Renown Dr. Ian Clarke of International Medical Group, Mayor of Makindye Division Kampala and the Chairman of Uganda Healthcare Federation wrote a blog post in regard to last week’s story about cannibalism in Rakai district.
The story was aired on Bukedde TV news at 10pm and appeared in the New vision of Thursday last week page 5 with this headline ‘Six arrested in connection with cannibalism in Rakai’.
According to the story a young couple with their baby, attended a funeral in Rakai District, but were not able to make it back home by nightfall, so they inquired at the village chairman’s house where they could stay. He offered them hospitality in his own home, but then excused himself, saying that he was going to prepare supper.
What the couple did not realize was that he intended them to be on the menu. The chairman returned with two other men with machetes, who attacked and killed the mother and baby. The man managed to escape with deep cuts to his head and fingers, and hid in the bushes. The next day he contacted the police, but by the time they searched the chairman’s house there were no bodies to be found.
When the chairman was interrogation, he admitted that he, his son, and another friend were habitual cannibals who preyed on strangers who approached them for help. He said there were other three people involved too. He confirmed the killing of the mother and baby, and said they cut up their bodies, sold some of the flesh and ate the rest.

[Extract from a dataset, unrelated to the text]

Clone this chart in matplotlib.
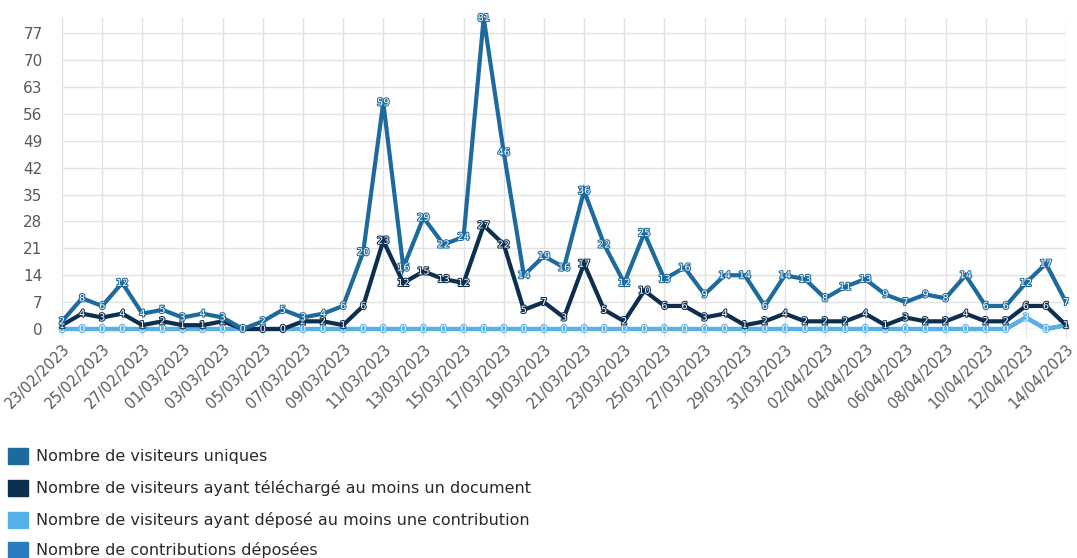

Dr. Ian Clarke wrote and said that “when one checks the history of Uganda there was never a tradition of cannibalism like some other tribes, so surely such a practice raises basic questions about the state of our society today. Are we going backwards or forwards?”
He says with all that happened that last week where two young women were raped and murdered and the perpetrators have continued to threaten and harass their families, “there are some basic issues we still have to deal with.”
“Parliament has been preoccupied with issues of personal moral behaviour of late. However, any country which has to deal with sociopathic behaviour as basic as cannibalism, rape, defilement, murder and child sacrifice has a level of ‘moral’ problems which run very deep. The reasons for such behaviour are rooted in ignorance, superstition, greed, and poverty.”
He say that several hundred years ago Europe had similar issues, “and it was education and ‘enlightenment’, percolating downwards throughout societies from the church and government, which resulted in change. Moral depravity, manifested by such atrocious acts, occurs when a society has eroded its values to the extent that practically anything goes, and one can get away with it. I do not believe that Uganda has reached the lowest level, but the fact that we have had a spate of these killings recently gives us cause to consider where we are headed.”
He asks these questions,
“What is the level of ignorance in the villages that cannibalism can still be practiced?
What is the level of personal and social conscience that innocent girls can be raped and murdered and their bodies casually dumped?
What is the level of law and order for the society as a whole, and the efficiency of the police, to deter sociopathic behaviour?
What issues are the leadership of our society concentrating on?
Are we so preoccupied with ‘political issues’ that they are taking up all our time and attention, when there are such basic problems still going on? What about the extremely high number of defilements, what attention are we giving to this issue, and how are we stopping it?
Or is Nero fiddling while Rome burns?